Former FEMA Administrator Advocates Using Mesh Networks for Disasters
Friday, August 28, 2020 | Comments
Former Federal Emergency Management Administration (FEMA) Administrator Craig Fugate encouraged the use of mesh networking to help empower volunteers during natural disasters, such as hurricanes and wildfires.

During a keynote at the International Wireless Communications Expo’s (IWCE) Virtual Event, Fugate noted that in disasters that knock out communications and roads and other accessways, volunteers can be a key factor in helping their neighbors.

However, effectively utilizing these volunteers and putting them in the spot that best uses their skills can be difficult during a disaster because of communications networks being knocked out, preventing traditional communications over cellphones.

Even when the network is down, those phones can offer communications through two other channels: Wi-Fi and Bluetooth. At the same time, amateur radio users, agencies or commercial technicians can program routers to stop talking directly to the network and begin talking to each other, creating a mesh network.

Cellphones can then talk to the mesh network and use it for Wi-Fi. While those cellphones are unable to communicate with traditional cellular voice, Wi-Fi can provide access to Wi-Fi applications that allow voice communications.

The mesh networks can also offer financial relief to emergency agencies dealing with the expense of responding to a disaster, Fugate said. Whenever a government receives funds from FEMA, it must provide a match of 25%. However, not all of that match has to be money.

Instead, agencies can use volunteer hours toward that match and reduce financial stress while providing help to the community. In order, to apply volunteer hours to a disaster, an agency must have a record of those hours. Agencies working with commercial vendors or amateur radio operators to create the mesh network can credit a login set up for the network that can then be used to track hours.

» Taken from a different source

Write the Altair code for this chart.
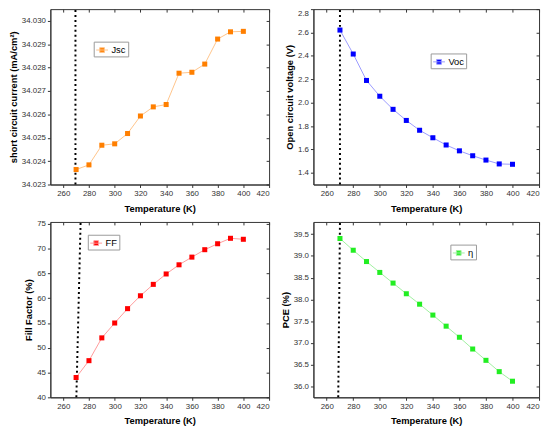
import altair as alt
import pandas as pd

temperature = [270, 280, 290, 300, 310, 320, 330, 340, 350, 360, 370, 380, 390, 400]
jsc = [34.02364, 34.02384, 34.02468, 34.02474, 34.02518, 34.02593, 34.02632,
       34.02642, 34.02776, 34.02780, 34.02815, 34.02922, 34.02953, 34.02955]
voc = [2.621, 2.416, 2.190, 2.055, 1.943, 1.848, 1.764, 1.700, 1.638, 1.588,
       1.546, 1.509, 1.476, 1.473]
ff = [44.0, 47.4, 52.0, 55.0, 57.9, 60.5, 62.8, 64.9, 66.75, 68.3, 69.8, 71.0,
      72.1, 71.9]
pce = [39.40, 39.13, 38.87, 38.62, 38.375, 38.13, 37.89, 37.64, 37.385, 37.13,
       36.86, 36.60, 36.34, 36.12]

x_ticks = [260, 280, 300, 320, 340, 360, 380, 400, 420]
jsc_ticks = [34.023, 34.024, 34.025, 34.026, 34.027, 34.028, 34.029, 34.030]
voc_ticks = [1.4, 1.6, 1.8, 2.0, 2.2, 2.4, 2.6, 2.8]
ff_ticks = [40, 45, 50, 55, 60, 65, 70, 75]
pce_ticks = [36.0, 36.5, 37.0, 37.5, 38.0, 38.5, 39.0, 39.5]

FONT = "Liberation Sans"
SYMBOL = "M-1,0H1M-0.4,-0.4H0.4V0.4H-0.4Z"


def panel(values, name, ytitle, ydom, yticks, yfmt, strong, light, lx, ly, vx, w, h,
          flush=False):
    df = pd.DataFrame({"T": temperature, "v": values, "s": [name] * len(temperature)})
    vdf = pd.DataFrame({"x1": [vx[0]], "x2": [vx[1]], "y1": [ydom[0]], "y2": [ydom[1]]})
    xs = alt.Scale(domain=[250, 420], nice=False, zero=False)
    ys = alt.Scale(domain=ydom, nice=False, zero=False)
    common = dict(grid=False, tickSize=3, tickColor="#333", domainColor="#333",
                  labelFont=FONT, labelFontSize=8, labelColor="#333", labelPadding=2,
                  titleFont=FONT, titleFontSize=9.5, titleFontWeight="bold",
                  titleColor="black")
    xax = alt.Axis(orient="bottom", title="Temperature (K)", values=x_ticks,
                   titlePadding=6, **common)
    yax = alt.Axis(orient="left", title=ytitle, values=yticks, format=yfmt,
                   titlePadding=3, labelFlush=flush, **common)
    mx = alt.Axis(orient="bottom", offset=-h, labels=False, title=None, domain=False,
                  values=x_ticks, tickSize=3, tickColor="#333", grid=False)
    my = alt.Axis(orient="left", offset=-w, labels=False, title=None, domain=False,
                  values=yticks, tickSize=3, tickColor="#333", grid=False)
    vl = alt.Chart(vdf).mark_rule(color="black", strokeWidth=2, strokeDash=[2, 3]).encode(
        x=alt.X("x1:Q", scale=xs, axis=mx),
        x2="x2:Q",
        y=alt.Y("y1:Q", scale=ys, axis=my),
        y2="y2:Q",
    )
    line = alt.Chart(df).mark_line(color=light, strokeWidth=1).encode(
        x=alt.X("T:Q", scale=xs, axis=xax),
        y=alt.Y("v:Q", scale=ys, axis=yax),
    )
    pts = alt.Chart(df).mark_point(shape="square", filled=True, size=26, opacity=1).encode(
        x=alt.X("T:Q", scale=xs, axis=None),
        y=alt.Y("v:Q", scale=ys, axis=None),
        color=alt.Color("s:N", scale=alt.Scale(range=[strong]), legend=alt.Legend(
            title=None, orient="none", legendX=lx, legendY=ly,
            strokeColor="#999", fillColor="white", padding=2,
            labelFont=FONT, labelFontSize=9.5, labelColor="black", labelOffset=3,
            symbolType=SYMBOL, symbolSize=144,
            symbolFillColor=strong, symbolStrokeColor=light, symbolStrokeWidth=1,
            symbolOpacity=1,
        )),
    )
    return alt.layer(vl, line, pts).resolve_axis(x="independent", y="independent").properties(
        width=w, height=h)


W1, W2, H = 222, 229, 178
p1 = panel(jsc, "Jsc", "short circuit current (mA/cm²)", [34.023, 34.0305], jsc_ticks, ".3f",
           "#FF7F00", "#FFC48A", 44, 33, [269.5, 269.5], W1, H)
p2 = panel(voc, "Voc", "Open circuit voltage (V)", [1.3, 2.8], voc_ticks, ".1f",
           "#0000FF", "#9A9AFF", 119, 45, [270, 270], W2, H, flush=True)
p3 = panel(ff, "FF", "Fill Factor (%)", [40, 75.4], ff_ticks, "d",
           "#FF0000", "#FF9A9A", 38, 13, [270.2, 273.5], W1, H)
p4 = panel(pce, "η", "PCE (%)", [35.75, 39.78], pce_ticks, ".1f",
           "#22EE22", "#A0F0A0", 139, 23, [268.7, 270], W2, H)

chart = alt.concat(p1, p2, p3, p4, columns=2, spacing={"row": 38, "column": 45},
                   bounds="flush").properties(
    padding={"left": 0, "top": -4, "right": 2, "bottom": 0}
).configure_view(stroke="#333", strokeWidth=1).resolve_scale(color="independent")

chart.save("out.html", embed_options={"renderer": "svg", "actions": False})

“By building these types of networks, you can put people back into communication and put people to work where they’re needed,” Fugate said. He encouraged public-safety agencies to work with local amateur radio groups and/or commercial providers to create solutions that can build these mesh networks when the main network goes down.

“In a disaster, you don’t have the luxury of turning people away,” Fugate said. “What you have to do is figure out how to provide everyone communications.”